When you obtain a loan to buy a home, you'll likely sign a Promissory Note and Deed of Trust. Parenthetically, this particular loan instrument is commonly called a mortgage; technically, it's not. A true mortgage differs significantly from a note and trust deed and is used in some parts of the country to purchase real property. See this link to learn the difference.
But let's not quibble and get off topic. A lot more people use a note and trust deed, also called a deed of trust, to buy a house. The promissory note part is pretty straightforward: It's a promise to pay a certain amount over a certain term at a certain interest rate.
The trust deed attached to the promissory note is an agreement between the person borrowing the money and the lender to transfer the borrower's interest in the property to a third party, called the Trustee. The effect of this transfer is to secure payment of the loan with the property. You, the borrower, will have what's called equitable title.
In effect, you have two agreements with your lender. The note is the promise to pay. With the trust deed you agree to secure payment by giving the trustee an interest in your property. More on this below--it's kind of important.

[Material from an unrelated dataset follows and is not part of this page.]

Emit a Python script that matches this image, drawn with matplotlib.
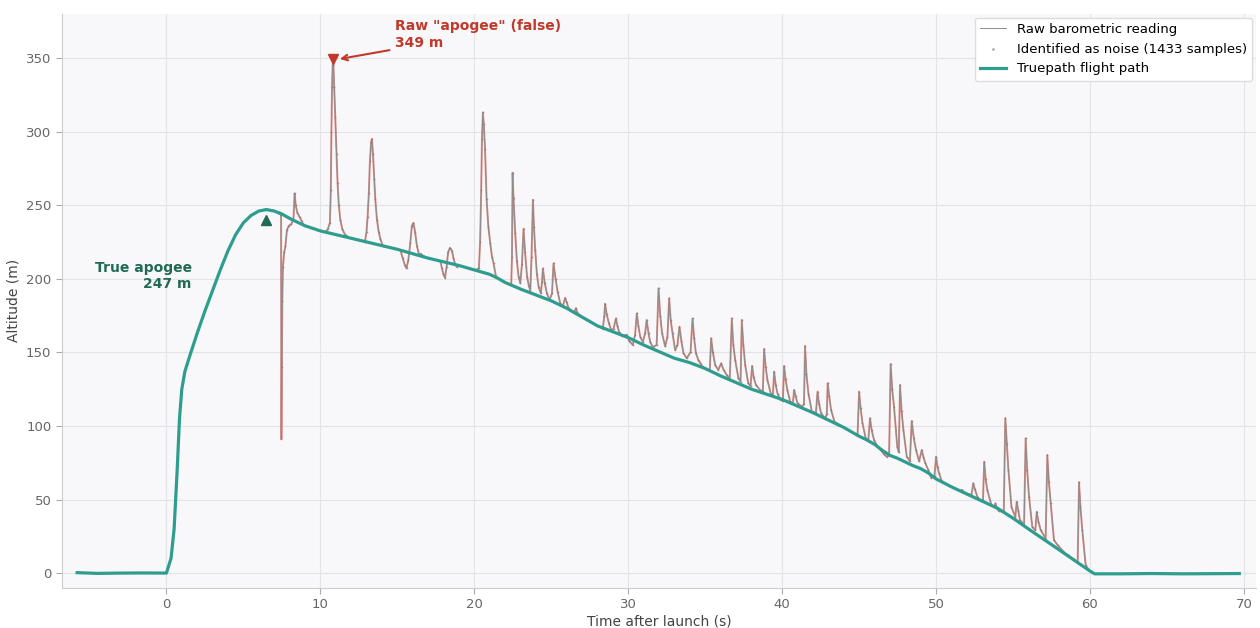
import matplotlib
matplotlib.use("Agg")
import matplotlib.pyplot as plt
import matplotlib.transforms as mtransforms
import numpy as np

# ---------------- data ----------------
true_t = [-5.8, -4.5, -3.0, -1.5, 0.0, 0.3, 0.5, 0.7, 0.85, 1.0, 1.2, 1.5, 2.0, 2.5,
          3.0, 3.5, 4.0, 4.5, 5.0, 5.5, 6.0, 6.5, 7.0, 7.5, 8.0, 9.0, 10.0, 11.0,
          12.0, 13.0, 14.0, 15.0, 16.0, 17.0, 18.0, 19.0, 20.0, 21.0, 21.5, 22.0,
          23.0, 24.0, 25.0, 26.0, 27.0, 28.0, 29.0, 30.0, 31.0, 32.0, 33.0, 34.0,
          35.0, 36.0, 37.0, 38.0, 39.0, 40.0, 41.0, 42.0, 43.0, 44.0, 44.5, 45.0,
          45.5, 46.0, 46.5, 47.0, 47.5, 48.0, 48.5, 49.0, 49.5, 50.0, 51.0, 52.0,
          53.0, 54.0, 55.0, 56.0, 57.0, 58.0, 59.0, 60.0, 60.3, 62.0, 64.0, 66.0,
          68.0, 69.7]
true_alt = [0.3, -0.2, 0.0, 0.1, 0.0, 10, 30, 70, 105, 125, 137, 147, 163, 178,
            192, 206, 219, 230, 238, 243, 246, 247, 246, 244, 241, 236, 232.5, 230,
            227.5, 225, 222.5, 220, 217, 214, 211.5, 209, 206, 203, 200.5, 197.5,
            193, 189, 185, 180, 174, 168, 164, 160, 155, 150.5, 146, 143,
            139, 134, 129.5, 125, 121.5, 118, 113.5, 109, 104, 99, 96, 93,
            90.5, 87.5, 83.5, 80, 78, 75.5, 73, 71, 68, 64, 58.6, 53.7,
            48.9, 44, 37.3, 30, 22.9, 15.8, 8.6, 1.4, -0.5, -0.5, -0.3, -0.5,
            -0.4, -0.3]

noise_t = [
    [7.45, 7.47, 7.5, 7.53, 7.57, 7.65, 7.73, 7.83, 7.95, 8.1, 8.25, 8.33, 8.4,
     8.5, 8.65, 8.8],
    [10.35, 10.5, 10.62, 10.68, 10.72, 10.76, 10.8, 10.84, 10.9, 10.97, 11.05,
     11.12, 11.2, 11.3, 11.42, 11.6, 11.8],
    [12.9, 13.0, 13.07, 13.15, 13.22, 13.3, 13.35, 13.42, 13.5, 13.57, 13.68,
     13.79, 13.9, 14.05],
    [15.2, 15.35, 15.5, 15.6, 15.72, 15.84, 15.95, 16.05, 16.15, 16.28, 16.4,
     16.55],
    [17.8, 17.9, 18.0, 18.1, 18.2, 18.3, 18.42, 18.55, 18.65, 18.75, 18.87, 19.0],
    [20.2, 20.3, 20.38, 20.45, 20.5, 20.56, 20.62, 20.7, 20.8, 20.92, 21.04,
     21.15, 21.25, 21.4],
    [22.4, 22.45, 22.49, 22.55, 22.66, 22.77, 22.88, 22.99, 23.1, 23.2, 23.3,
     23.43, 23.55, 23.64, 23.72, 23.81, 23.88, 23.96, 24.07, 24.18, 24.33, 24.4,
     24.46, 24.58, 24.72, 24.89, 25.05, 25.15, 25.28, 25.42, 25.58, 25.75, 25.9,
     26.0, 26.13, 26.3, 26.5, 26.6, 26.7, 26.85],
    [28.35, 28.45, 28.5, 28.6, 28.75, 28.9, 29.05, 29.2, 29.3, 29.4, 29.6, 29.9,
     30.05, 30.3, 30.45, 30.56, 30.66, 30.78, 30.95, 31.1, 31.2, 31.32, 31.43,
     31.6, 31.85, 31.97, 32.08, 32.2, 32.4, 32.55, 32.66, 32.76, 32.88, 33.05,
     33.2, 33.33, 33.45, 33.59, 33.8, 34.05, 34.18, 34.28, 34.4, 34.55, 34.68,
     34.85],
    [35.3, 35.39, 35.5, 35.65, 35.85, 36.04, 36.2, 36.4, 36.6, 36.73, 36.83,
     36.95, 37.16, 37.3, 37.38, 37.48, 37.6, 37.8, 37.95, 38.05, 38.15, 38.3,
     38.6, 38.75, 38.83, 38.93, 39.05, 39.26, 39.4, 39.48, 39.58, 39.7, 39.9,
     40.05, 40.13, 40.22, 40.34, 40.52, 40.7, 40.78, 40.88, 41.0, 41.3, 41.42,
     41.49, 41.58, 41.71, 41.93, 42.2, 42.3, 42.4, 42.53, 42.8, 42.9, 42.96,
     43.06, 43.18, 43.4, 43.6],
    [44.9, 45.0, 45.1, 45.22, 45.43, 45.6, 45.71, 45.82, 45.97, 46.2, 46.4, 46.6,
     46.8, 46.95, 47.05, 47.15, 47.27, 47.48, 47.58, 47.66, 47.76, 47.88, 48.1,
     48.3, 48.42, 48.55, 48.7, 48.9, 49.07, 49.18, 49.3, 49.5, 49.7, 49.9, 50.0,
     50.1, 50.2, 50.35],
    [51.6, 51.7, 51.8, 52.3, 52.42, 52.52, 52.68, 52.9, 53.05, 53.13, 53.22,
     53.33, 53.6, 53.78, 53.86, 53.95, 54.1, 54.4, 54.5, 54.6, 54.7, 54.9, 55.15,
     55.24, 55.35, 55.45, 55.72, 55.82, 55.92, 56.04, 56.25, 56.45, 56.54, 56.65,
     56.8, 57.12, 57.23, 57.33, 57.45, 57.66, 57.9, 58.5, 58.6, 58.7, 59.2, 59.29,
     59.38, 59.5, 59.72, 59.9],
]
noise_alt = [
    [243, 91, 140, 185, 208, 218, 222, 233, 236, 237, 240, 258, 250,
     245, 242, 239],
    [232, 234, 238, 260, 300, 330, 345, 349, 330, 310, 285,
     265, 250, 240, 234, 230, 228.5],
    [225.2, 232, 242, 258, 280, 293, 295, 285, 268, 254, 240,
     232, 227, 222.4],
    [219.5, 214, 209, 207, 213, 224, 236, 238, 232, 222, 217,
     216.8],
    [212, 207, 203, 200.5, 208, 218, 221, 219, 214, 210, 208, 209],
    [206.6, 207, 225, 260, 295, 313, 305, 288, 254, 235, 224,
     215, 210.7, 202],
    [195.7, 215, 272, 255, 231, 212, 201.4, 197, 210, 234, 218,
     201.4, 195, 192, 215, 253.6, 235, 219.6, 203, 194.6, 190, 198,
     207, 197, 190, 185.6, 190, 210.5, 200, 191, 183.5, 181, 187,
     184, 180, 178, 177, 180, 177, 175],
    [166, 175, 183, 176, 169.7, 165, 166, 173, 168, 164, 161, 162,
     158, 155, 162, 176.5, 168, 160.7, 157, 163, 172, 163, 157,
     153.5, 155, 193.5, 175, 163, 154, 160.7, 186.7, 172, 163, 151.6,
     155, 167.4, 158, 149.4, 146, 150, 173, 160, 149.4, 145, 142.8,
     140],
    [138, 159.5, 150, 141.4, 138, 142.5, 138, 134.6, 132, 173, 155,
     144.8, 132.4, 130, 172, 155, 141.4, 129, 127, 140.7, 133, 127.8,
     124, 124, 152.3, 140, 131, 122, 121, 136.9, 128, 122, 117.6,
     117, 140.7, 132, 124.4, 116.5, 115.5, 124.4, 120, 115.4, 113, 115,
     154.3, 135, 122, 109.6, 109, 123.3, 115, 108.6, 105, 108, 129,
     120, 110.8, 102.9, 101.5],
    [93.5, 123.3, 112, 101.8, 91.6, 90, 105.2, 97, 90.4, 86, 83.6, 81,
     79, 80, 142, 125, 113, 86, 82, 127.8, 110, 97.2, 79,
     76, 103.3, 92, 83.6, 76, 83.6, 79, 74.8, 70, 64.6, 66, 79,
     72, 67.8, 63],
    [56, 56.5, 55, 53, 61, 57, 52, 49, 50, 75.7, 64,
     56.4, 46.2, 45, 47.4, 44, 42, 42, 105.2, 88, 70, 45, 38,
     48.5, 42, 36, 33, 91.6, 70, 52, 31.5, 29, 41.7, 35,
     29.2, 23.5, 80.2, 62, 47.4, 22.4, 19, 12, 12.2, 11, 7.5, 61.7,
     45, 29.2, 5.4, 2.5],
]
noise_count = 1433

x_ticks = [0, 10, 20, 30, 40, 50, 60, 70]
y_ticks = [0, 50, 100, 150, 200, 250, 300, 350]

# ---------------- styling ----------------
TEAL = "#2e9d8f"
DARK_GREEN = "#1f6b55"
RED = "#c0392b"

plt.rcParams["font.family"] = ["DejaVu Sans"]

fig, ax = plt.subplots(figsize=(12.6, 6.28), dpi=100)
fig.subplots_adjust(left=0.049, right=0.997, bottom=0.064, top=0.978)
ax.set_facecolor("#f8f8fa")
ax.grid(True, color="#e4e4e8", lw=0.8)
ax.set_axisbelow(True)

# raw reading = truepath samples outside noise windows + noise samples
tt = np.array(true_t, dtype=float)
ta = np.array(true_alt, dtype=float)
keep = np.ones(len(tt), dtype=bool)
for seg in noise_t:
    keep &= ~((tt >= seg[0]) & (tt <= seg[-1]))
raw_t = np.concatenate([tt[keep]] + [np.array(s, float) for s in noise_t])
raw_a = np.concatenate([ta[keep]] + [np.array(s, float) for s in noise_alt])
order = np.argsort(raw_t)
raw_t, raw_a = raw_t[order], raw_a[order]

# red glow along noise segments
for st, sa in zip(noise_t, noise_alt):
    ax.plot(st, sa, color=RED, alpha=0.55, lw=1.4, zorder=2, solid_capstyle="round")

ax.plot(raw_t, raw_a, color="#8c8c8c", lw=0.7, zorder=3,
        label="Raw barometric reading")

all_nt = np.concatenate([np.array(s, float) for s in noise_t])
all_na = np.concatenate([np.array(s, float) for s in noise_alt])
ax.scatter(all_nt, all_na, s=6, color="#8f6f6b", alpha=0.7, marker=".",
           linewidths=0, zorder=3.5,
           label=f"Identified as noise ({noise_count} samples)")

ax.plot(tt, ta, color=TEAL, lw=2.3, zorder=4, label="Truepath flight path")

# true apogee
i_apo = int(np.argmax(ta))
apo_t, apo_a = tt[i_apo], ta[i_apo]
tr_down = mtransforms.offset_copy(ax.transData, fig=fig, x=0, y=-10, units="dots")
ax.plot([apo_t], [apo_a], marker="^", color=DARK_GREEN, ms=7, ls="none",
        transform=tr_down, zorder=5)
ax.text(1.65, 202, f"True apogee\n{apo_a:.0f} m", ha="right", va="center",
        multialignment="right", fontsize=10, fontweight="bold", color=DARK_GREEN)

# raw (false) apogee
i_raw = int(np.argmax(all_na))
raw_pk_t, raw_pk_a = all_nt[i_raw], all_na[i_raw]
ax.plot([raw_pk_t], [raw_pk_a], marker="v", color=RED, ms=7, ls="none", zorder=5)
ax.annotate(f'Raw "apogee" (false)\n{raw_pk_a:.0f} m', xy=(raw_pk_t + 0.25, raw_pk_a),
            xytext=(14.85, 366), ha="left", va="center", fontsize=10,
            fontweight="bold", color=RED,
            arrowprops=dict(arrowstyle="->", color=RED, lw=1.5,
                            shrinkA=2, shrinkB=2))

ax.set_xlim(-6.8, 70.8)
ax.set_ylim(-10, 380)
ax.set_xticks(x_ticks)
ax.set_yticks(y_ticks)
ax.set_xlabel("Time after launch (s)", fontsize=10, color="#444444", labelpad=2)
ax.set_ylabel("Altitude (m)", fontsize=10, color="#444444", labelpad=4)
ax.tick_params(colors="#666666", labelsize=9.5, length=4, color="#aaaaaa")
for s in ("top", "right"):
    ax.spines[s].set_visible(False)
for s in ("left", "bottom"):
    ax.spines[s].set_color("#cccccc")

leg = ax.legend(loc="upper right", fontsize=9.5, frameon=True, facecolor="white",
                edgecolor="#dddddd", framealpha=1.0, borderaxespad=0.3,
                markerscale=1.5)

fig.savefig("out.png", dpi=100)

But the trust deed agreement also has other elements describing how the note is paid. An example is an Acceleration Clause, where the entire note becomes immediately due under certain circumstances. These could be sale of the home, default on payment of the note or refinancing the home.
Why sale of the home? Because sometimes, people attempt to sell the home and allow the new buyer to take over payments. Lenders don't like that.
But trust deeds could also have an Assumption Clause. Most don't. However, FHA loans are assumable if the new buyer is qualified. This is important, because you may want to sell your home in a few years when prevailing interest rates are likely to be higher than now. If your home has an assumable 4% FHA loan, it might be attractive to a prospective buyer if market interest rates are 7%.
Interest rate adjustment clauses are also not uncommon in trust deeds. The
point here: Read the trust deed provisions. They could very well have stuff neither your lender, real estate broker, mortgage broker or anyone else told you about. Get legal advice if anything isn't clear. Don't forget--some lawyer prepared the thing!
Here's the "more on this below" part: The trust deed is what makes foreclosure work. You don't pay, the lender notifies the trustee, and the trustee, who has an interest in the property, begins the foreclosure process to take back the property and give it to the lender. No judge is necessary, which is why it's called a Non-judicial foreclosure.
Your lender, however can bypass the process and sue to collect under the Promissory Note. In this scenario--a Judicial Foreclosure--the lender goes to court and asks the judge to enforce the note payment. Judicial foreclosures are more expensive and take a long time. Moreover, some states have a Right of Redemption, which can cloud the title for the redemption period.
Again, read the provisions of the Deed of Trust, and seek professional advice if anything is unclear.